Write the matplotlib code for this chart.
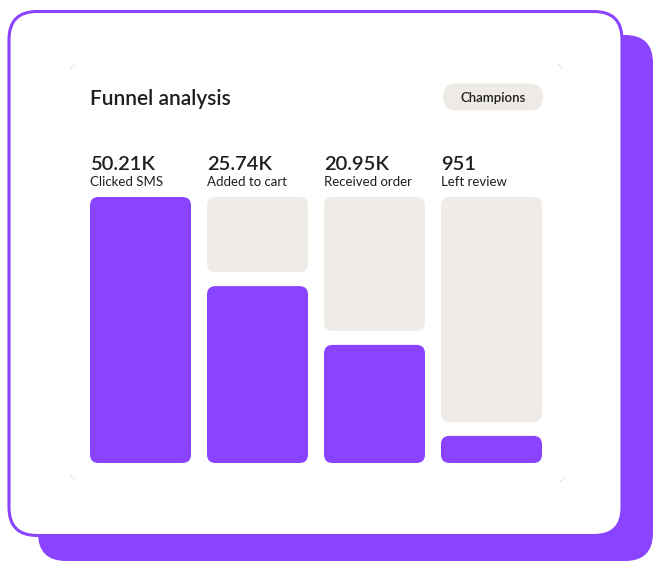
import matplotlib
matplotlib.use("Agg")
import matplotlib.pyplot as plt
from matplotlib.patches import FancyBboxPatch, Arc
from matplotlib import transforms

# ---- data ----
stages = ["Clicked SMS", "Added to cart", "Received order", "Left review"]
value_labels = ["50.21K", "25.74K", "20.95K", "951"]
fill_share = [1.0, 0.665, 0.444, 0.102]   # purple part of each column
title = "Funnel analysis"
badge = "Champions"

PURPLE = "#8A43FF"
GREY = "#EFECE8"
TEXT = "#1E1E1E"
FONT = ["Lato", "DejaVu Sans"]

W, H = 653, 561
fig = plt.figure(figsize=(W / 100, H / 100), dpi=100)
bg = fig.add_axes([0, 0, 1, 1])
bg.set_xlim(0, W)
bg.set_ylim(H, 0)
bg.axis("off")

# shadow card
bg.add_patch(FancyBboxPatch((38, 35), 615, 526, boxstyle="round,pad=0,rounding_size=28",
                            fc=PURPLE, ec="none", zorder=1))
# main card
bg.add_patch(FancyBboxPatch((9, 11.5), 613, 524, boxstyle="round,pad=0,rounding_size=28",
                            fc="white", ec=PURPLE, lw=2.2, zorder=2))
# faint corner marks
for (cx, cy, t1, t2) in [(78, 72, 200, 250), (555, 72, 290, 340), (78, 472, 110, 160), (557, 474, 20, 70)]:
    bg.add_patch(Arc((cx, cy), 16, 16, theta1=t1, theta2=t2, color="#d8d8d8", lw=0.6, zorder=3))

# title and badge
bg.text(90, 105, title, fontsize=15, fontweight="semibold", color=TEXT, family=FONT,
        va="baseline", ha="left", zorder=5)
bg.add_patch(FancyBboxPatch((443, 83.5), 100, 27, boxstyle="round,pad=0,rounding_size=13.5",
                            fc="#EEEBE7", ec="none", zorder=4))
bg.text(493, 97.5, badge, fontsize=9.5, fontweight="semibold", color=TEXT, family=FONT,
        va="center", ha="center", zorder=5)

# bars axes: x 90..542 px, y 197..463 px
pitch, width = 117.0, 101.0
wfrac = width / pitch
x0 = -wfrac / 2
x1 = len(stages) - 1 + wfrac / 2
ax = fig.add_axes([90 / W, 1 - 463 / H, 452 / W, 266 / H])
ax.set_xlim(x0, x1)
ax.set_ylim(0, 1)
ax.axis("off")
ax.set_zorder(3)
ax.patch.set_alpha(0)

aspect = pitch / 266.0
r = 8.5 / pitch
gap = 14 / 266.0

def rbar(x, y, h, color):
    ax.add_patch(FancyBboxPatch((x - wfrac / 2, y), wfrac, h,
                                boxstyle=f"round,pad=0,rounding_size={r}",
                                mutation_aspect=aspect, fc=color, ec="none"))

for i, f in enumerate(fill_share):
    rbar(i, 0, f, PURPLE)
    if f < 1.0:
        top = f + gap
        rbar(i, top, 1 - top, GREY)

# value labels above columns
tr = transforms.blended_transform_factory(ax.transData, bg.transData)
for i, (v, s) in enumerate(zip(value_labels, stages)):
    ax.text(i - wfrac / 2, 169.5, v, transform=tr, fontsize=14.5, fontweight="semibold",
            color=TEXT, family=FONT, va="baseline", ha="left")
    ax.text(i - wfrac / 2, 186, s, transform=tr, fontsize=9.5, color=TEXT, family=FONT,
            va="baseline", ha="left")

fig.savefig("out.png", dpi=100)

· · ·

▸ **Your instructions**
The listing above must be printed again exactly, minus its pictures.

▸ **Task response**
Write the matplotlib code for this chart.
import matplotlib
matplotlib.use("Agg")
import matplotlib.pyplot as plt
from matplotlib.patches import FancyBboxPatch, Arc
from matplotlib import transforms

# ---- data ----
stages = ["Clicked SMS", "Added to cart", "Received order", "Left review"]
value_labels = ["50.21K", "25.74K", "20.95K", "951"]
fill_share = [1.0, 0.665, 0.444, 0.102]   # purple part of each column
title = "Funnel analysis"
badge = "Champions"

PURPLE = "#8A43FF"
GREY = "#EFECE8"
TEXT = "#1E1E1E"
FONT = ["Lato", "DejaVu Sans"]

W, H = 653, 561
fig = plt.figure(figsize=(W / 100, H / 100), dpi=100)
bg = fig.add_axes([0, 0, 1, 1])
bg.set_xlim(0, W)
bg.set_ylim(H, 0)
bg.axis("off")

# shadow card
bg.add_patch(FancyBboxPatch((38, 35), 615, 526, boxstyle="round,pad=0,rounding_size=28",
                            fc=PURPLE, ec="none", zorder=1))
# main card
bg.add_patch(FancyBboxPatch((9, 11.5), 613, 524, boxstyle="round,pad=0,rounding_size=28",
                            fc="white", ec=PURPLE, lw=2.2, zorder=2))
# faint corner marks
for (cx, cy, t1, t2) in [(78, 72, 200, 250), (555, 72, 290, 340), (78, 472, 110, 160), (557, 474, 20, 70)]:
    bg.add_patch(Arc((cx, cy), 16, 16, theta1=t1, theta2=t2, color="#d8d8d8", lw=0.6, zorder=3))

# title and badge
bg.text(90, 105, title, fontsize=15, fontweight="semibold", color=TEXT, family=FONT,
        va="baseline", ha="left", zorder=5)
bg.add_patch(FancyBboxPatch((443, 83.5), 100, 27, boxstyle="round,pad=0,rounding_size=13.5",
                            fc="#EEEBE7", ec="none", zorder=4))
bg.text(493, 97.5, badge, fontsize=9.5, fontweight="semibold", color=TEXT, family=FONT,
        va="center", ha="center", zorder=5)

# bars axes: x 90..542 px, y 197..463 px
pitch, width = 117.0, 101.0
wfrac = width / pitch
x0 = -wfrac / 2
x1 = len(stages) - 1 + wfrac / 2
ax = fig.add_axes([90 / W, 1 - 463 / H, 452 / W, 266 / H])
ax.set_xlim(x0, x1)
ax.set_ylim(0, 1)
ax.axis("off")
ax.set_zorder(3)
ax.patch.set_alpha(0)

aspect = pitch / 266.0
r = 8.5 / pitch
gap = 14 / 266.0

def rbar(x, y, h, color):
    ax.add_patch(FancyBboxPatch((x - wfrac / 2, y), wfrac, h,
                                boxstyle=f"round,pad=0,rounding_size={r}",
                                mutation_aspect=aspect, fc=color, ec="none"))

for i, f in enumerate(fill_share):
    rbar(i, 0, f, PURPLE)
    if f < 1.0:
        top = f + gap
        rbar(i, top, 1 - top, GREY)

# value labels above columns
tr = transforms.blended_transform_factory(ax.transData, bg.transData)
for i, (v, s) in enumerate(zip(value_labels, stages)):
    ax.text(i - wfrac / 2, 169.5, v, transform=tr, fontsize=14.5, fontweight="semibold",
            color=TEXT, family=FONT, va="baseline", ha="left")
    ax.text(i - wfrac / 2, 186, s, transform=tr, fontsize=9.5, color=TEXT, family=FONT,
            va="baseline", ha="left")

fig.savefig("out.png", dpi=100)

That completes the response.